───── DATA PROVIDED ─────
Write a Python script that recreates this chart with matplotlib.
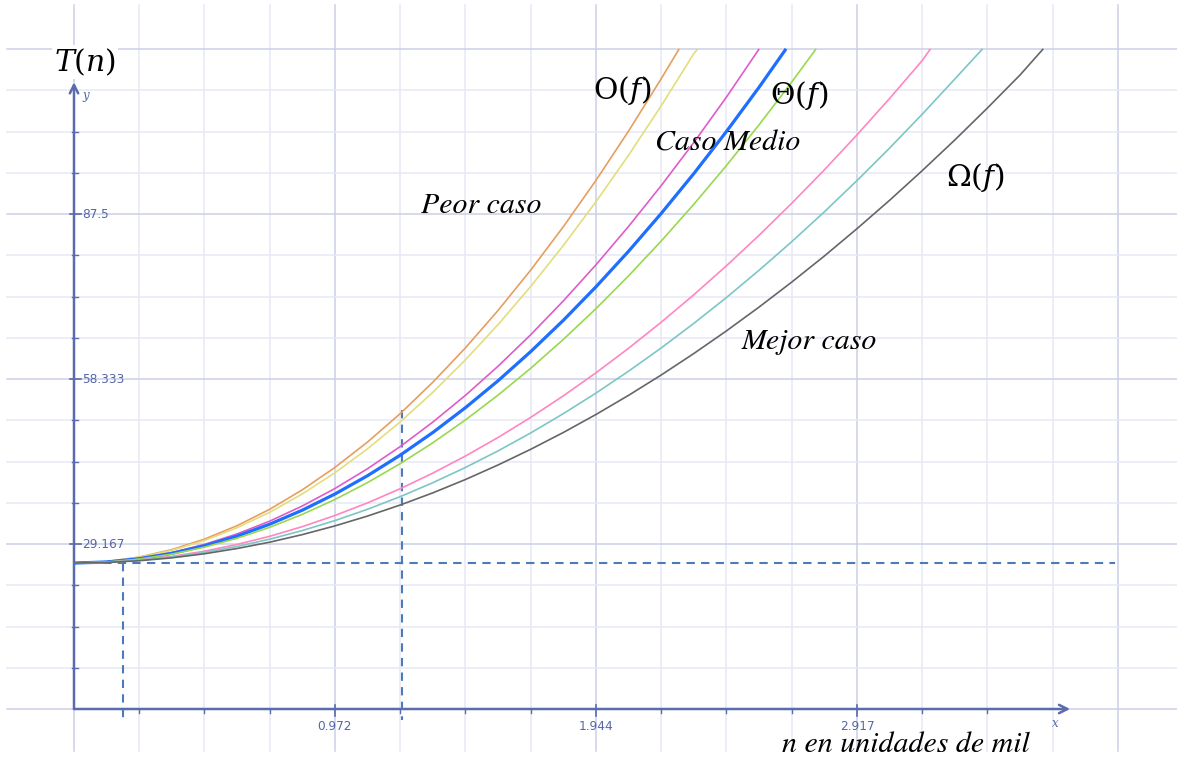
import matplotlib
matplotlib.use("Agg")
import matplotlib.pyplot as plt

plt.rcParams["mathtext.fontset"] = "stix"

# valores (x en unidades de mil, y = T(n))
x_vals = [0, 0.1215, 0.243, 0.3645, 0.486, 0.6075, 0.729, 0.8505, 0.972,
          1.0935, 1.215, 1.3365, 1.458, 1.5795, 1.701, 1.8225, 1.944,
          2.0655, 2.187, 2.3085, 2.430, 2.5515, 2.673, 2.7945, 2.916,
          3.0375, 3.159, 3.2805, 3.402, 3.5235]

peor = [25.8, 26.06, 26.86, 28.18, 30.03, 32.41, 35.31, 38.75, 42.71, 47.20,
        52.22, 57.77, 63.85, 70.46, 77.59, 85.26, 93.45, 102.17, 111.42]
peor_fin = (2.254, 116.7)
o_cota = [25.8, 26.05, 26.80, 28.05, 29.79, 32.04, 34.78, 38.02, 41.77, 46.01,
          50.75, 55.99, 61.73, 67.96, 74.70, 81.93, 89.67, 97.90, 106.63,
          115.86]
o_fin = (2.323, 116.7)
magenta = [25.8, 26.01, 26.62, 27.65, 29.10, 30.95, 33.21, 35.89, 38.98, 42.48,
           46.39, 50.72, 55.45, 60.60, 66.16, 72.14, 78.52, 85.31, 92.52,
           100.14, 108.17]
magenta_fin = (2.552, 116.7)
medio = [25.8, 25.99, 26.56, 27.52, 28.85, 30.57, 32.67, 35.15, 38.01, 41.25,
         44.87, 48.88, 53.27, 58.03, 63.18, 68.71, 74.63, 80.92, 87.60, 94.65,
         102.09, 109.91]
medio_fin = (2.652, 116.7)
theta = [25.8, 25.98, 26.50, 27.38, 28.61, 30.19, 32.12, 34.41, 37.04, 40.03,
         43.37, 47.06, 51.10, 55.49, 60.23, 65.33, 70.77, 76.57, 82.72, 89.22,
         96.07, 103.27, 110.82]
theta_fin = (2.764, 116.7)
rosa = [25.8, 25.93, 26.33, 26.98, 27.90, 29.09, 30.53, 32.24, 34.21, 36.44,
        38.94, 41.70, 44.72, 48.00, 51.55, 55.36, 59.43, 63.77, 68.37, 73.23,
        78.35, 83.74, 89.39, 95.30, 101.48, 107.92, 114.62]
rosa_fin = (3.19, 116.7)
omega = [25.8, 25.92, 26.27, 26.86, 27.68, 28.73, 30.02, 31.55, 33.31, 35.31,
         37.54, 40.00, 42.70, 45.63, 48.80, 52.21, 55.84, 59.72, 63.82, 68.17,
         72.74, 77.56, 82.60, 87.88, 93.40, 99.15, 105.14, 111.36]
omega_fin = (3.384, 116.7)
mejor = [25.8, 25.90, 26.21, 26.72, 27.44, 28.37, 29.49, 30.83, 32.37, 34.11,
         36.06, 38.21, 40.57, 43.14, 45.91, 48.88, 52.06, 55.45, 59.04, 62.84,
         66.84, 71.05, 75.46, 80.07, 84.90, 89.92, 95.16, 100.59, 106.24,
         112.08]
mejor_fin = (3.610, 116.7)

curvas = [
    (peor, peor_fin, "#E79E5E", 1.2),
    (o_cota, o_fin, "#E2DE7C", 1.2),
    (magenta, magenta_fin, "#DE5CC9", 1.2),
    (medio, medio_fin, "#1E6EFF", 2.3),
    (theta, theta_fin, "#98D84E", 1.2),
    (rosa, rosa_fin, "#FF86C2", 1.2),
    (omega, omega_fin, "#7CC6C6", 1.2),
    (mejor, mejor_fin, "#666666", 1.2),
]

x_ticks = [0.972, 1.944, 2.917]
x_tick_labels = ["0.972", "1.944", "2.917"]
y_ticks = [29.167, 58.333, 87.5]
y_tick_labels = ["29.167", "58.333", "87.5"]

paso_x = 0.972 / 4
paso_y = 29.1667 / 4

# lineas punteadas
base_y = 25.8
n0 = 0.1825
n1 = 1.2216
t_n1 = 52.85

# escala: px por unidad
px_x = 268.5
px_y = 5.657

fig = plt.figure(figsize=(11.77, 7.59), dpi=100)
ax = fig.add_axes([0, 0, 1, 1])
ax.set_xlim(-74 / px_x, (1177 - 74) / px_x)
ax.set_ylim((709 - 759) / px_y, 709 / px_y)
ax.axis("off")

# cuadricula
for k in range(0, 17):
    gx = k * paso_x
    c = "#CBCFE4" if k % 4 == 0 else "#E7E8F4"
    ax.plot([gx, gx], [-7.4, 124.4], color=c, lw=1.1, zorder=1)
for k in range(0, 17):
    gy = k * paso_y
    c = "#CBCFE4" if k % 4 == 0 else "#E7E8F4"
    ax.plot([-0.25, 4.2], [gy, gy], color=c, lw=1.1, zorder=1)

# ejes
eje = "#5A6BAE"
ax.annotate("", xy=(3.71, 0), xytext=(0, 0),
            arrowprops=dict(arrowstyle="->,head_length=0.6,head_width=0.3",
                            color=eje, lw=1.8, shrinkA=0, shrinkB=0), zorder=3)
ax.annotate("", xy=(0, 110.8), xytext=(0, 0),
            arrowprops=dict(arrowstyle="->,head_length=0.6,head_width=0.3",
                            color=eje, lw=1.8, shrinkA=0, shrinkB=0), zorder=3)

dx = 1 / px_x
dy = 1 / px_y
for k in range(1, 15):
    gx = k * paso_x
    if k % 4 == 0:
        ax.plot([gx, gx], [4 * dy, -7 * dy], color=eje, lw=1.2, zorder=3)
    else:
        ax.plot([gx, gx], [0, -4 * dy], color=eje, lw=1.0, zorder=3)
for k in range(1, 15):
    gy = k * paso_y
    if k % 4 == 0:
        ax.plot([-4 * dx, 7 * dx], [gy, gy], color=eje, lw=1.2, zorder=3)
    else:
        ax.plot([-2 * dx, 4 * dx], [gy, gy], color=eje, lw=1.0, zorder=3)

for v, t in zip(x_ticks, x_tick_labels):
    ax.text(v, -17 * dy, t, ha="center", va="center", fontsize=8.7,
            color="#5566A8", zorder=4)
for v, t in zip(y_ticks, y_tick_labels):
    ax.text(8 * dx, v, t, ha="left", va="center", fontsize=8.7,
            color="#5566A8", zorder=4)
ax.text(0.045, 108.5, "y", style="italic", fontsize=8.5, color="#5566A8",
        family="DejaVu Serif", ha="center", va="center")
ax.text(3.654, -2.5, "x", style="italic", fontsize=8.5, color="#5566A8",
        family="DejaVu Serif", ha="center", va="center")

# lineas punteadas de referencia
punteada = dict(color="#4A7BBA", lw=1.5, ls=(0, (4, 3)), zorder=5)
ax.plot([0, 3.877], [base_y, base_y], **punteada)
ax.plot([n0, n0], [base_y, -1.94], **punteada)
ax.plot([n1, n1], [t_n1, -1.94], **punteada)

# curvas
for ys, fin, color, lw in curvas:
    xs = x_vals[:len(ys)] + [fin[0]]
    yy = ys + [fin[1]]
    ax.plot(xs, yy, color=color, lw=lw, zorder=6, solid_capstyle="butt")

# textos
caja = dict(facecolor="white", edgecolor="none", pad=1)
mat = dict(fontsize=21.5, ha="center", va="center", zorder=7,
           math_fontfamily="dejavuserif")
ax.text(0.041, 114.4, r"$T(n)$", bbox=caja, **mat)
ax.text(2.041, 109.4, r"$\mathrm{O}(f)$", **mat)
ax.text(2.700, 108.5, r"$\Theta(f)$", **mat)
ax.text(3.356, 93.9, r"$\Omega(f)$", **mat)

serif_it = dict(family="STIXGeneral", style="italic", fontsize=21.5,
                ha="center", va="center", zorder=7)
ax.text(2.436, 99.9, "Caso Medio", **serif_it)
ax.text(1.516, 88.9, "Peor caso", **serif_it)
ax.text(2.737, 64.9, "Mejor caso", **serif_it)
ax.text(3.100, -7.6, "n en unidades de mil", family="STIXGeneral",
        style="italic", fontsize=21.5, ha="center", va="baseline", zorder=7)

fig.savefig("out.png", dpi=100, facecolor="white")
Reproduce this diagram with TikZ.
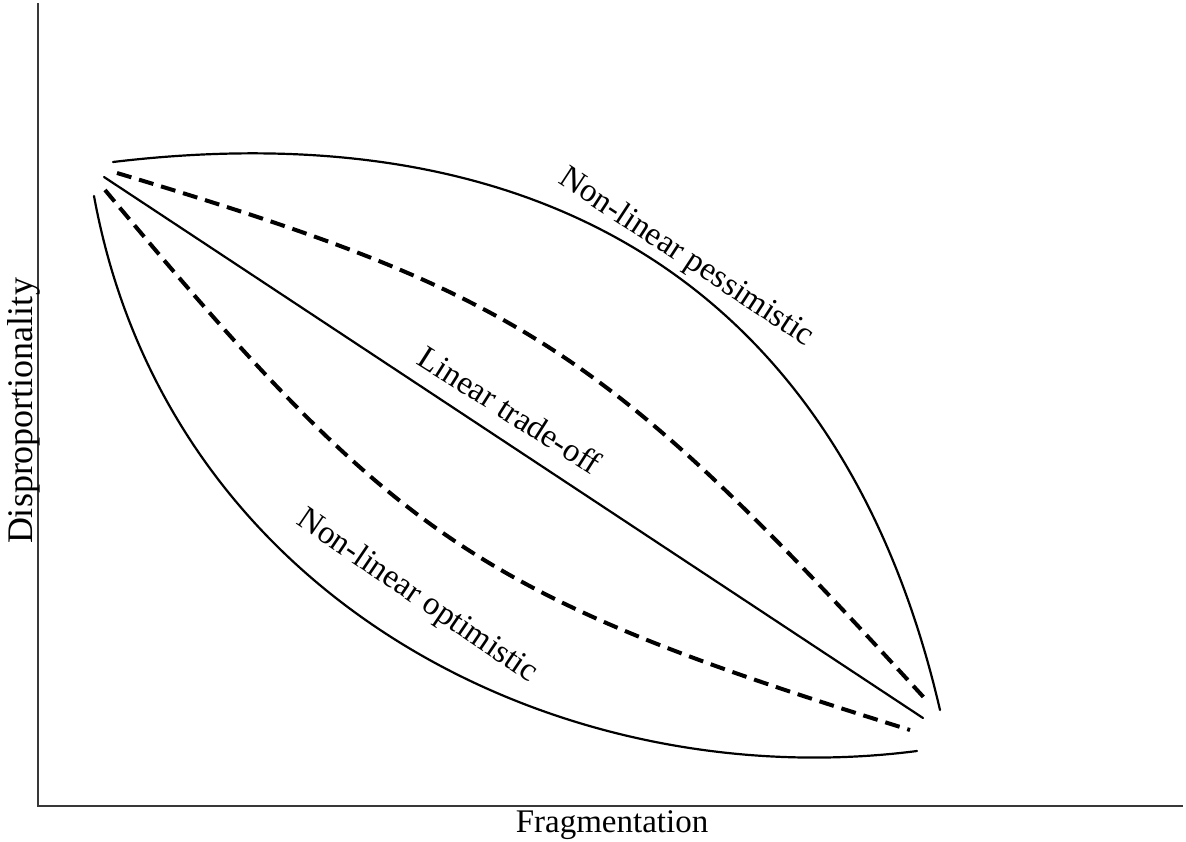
\documentclass[tikz,border=0pt]{standalone}
\usepackage{fontspec}
\setmainfont{Liberation Serif}
\begin{document}
\begin{tikzpicture}[x=1pt,y=-1pt,
  axisline/.style={line width=2pt,draw=black!78},
  solidcurve/.style={line width=2.2pt,line cap=round},
  dashcurve/.style={line width=4pt,dash pattern=on 15pt off 8pt},
  lab/.style={font=\fontsize{33}{40}\selectfont,inner sep=0pt}]
\useasboundingbox (0,0) rectangle (1186,841);
% axes
\coordinate (top) at (38,3);
\coordinate (origin) at (38,806);
\coordinate (right) at (1183,806);
\draw[axisline] (top) -- (origin) -- (right);
\node[lab,font=\fontsize{36}{42}\selectfont,anchor=base,rotate=90] (ylab) at (32,411) {Disproportionality};
\node[lab,anchor=base] (xlab) at (612,832) {Fragmentation};
% end points
\coordinate (ps) at (113,162);  \coordinate (pe) at (940,710);
\coordinate (uds) at (117,173); \coordinate (ude) at (928,702);
\coordinate (ls) at (104,177);  \coordinate (le) at (923,718);
\coordinate (lds) at (105,190); \coordinate (lde) at (910,730);
\coordinate (os) at (94,196);   \coordinate (oe) at (917,751);
% non-linear pessimistic
\draw[solidcurve] (ps) .. controls (556,109) and (845,300) .. (pe);
% upper dashed
\draw[dashcurve] (uds) .. controls (523,295) and (604,347) .. (ude);
% linear
\draw[solidcurve] (ls) -- (le);
% lower dashed
\draw[dashcurve] (lds) .. controls (398,542) and (479,596) .. (lde);
% non-linear optimistic
\draw[solidcurve] (os) .. controls (168,600) and (560,797) .. (oe);
% labels
\node[lab,rotate=-33.3] (pess) at (686,258) {Non-linear pessimistic};
\node[lab,rotate=-32.5] (lin) at (510,410) {Linear trade-off};
\node[lab,rotate=-34.2] (opt) at (417,597) {Non-linear optimistic};
\end{tikzpicture}
\end{document}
─────
YOUR INSTRUCTIONS: Wherever the word "matplotlib" occurs in a line of the listing, copy that line.

THE ANSWER:
Write a Python script that recreates this chart with matplotlib.
import matplotlib
matplotlib.use("Agg")
import matplotlib.pyplot as plt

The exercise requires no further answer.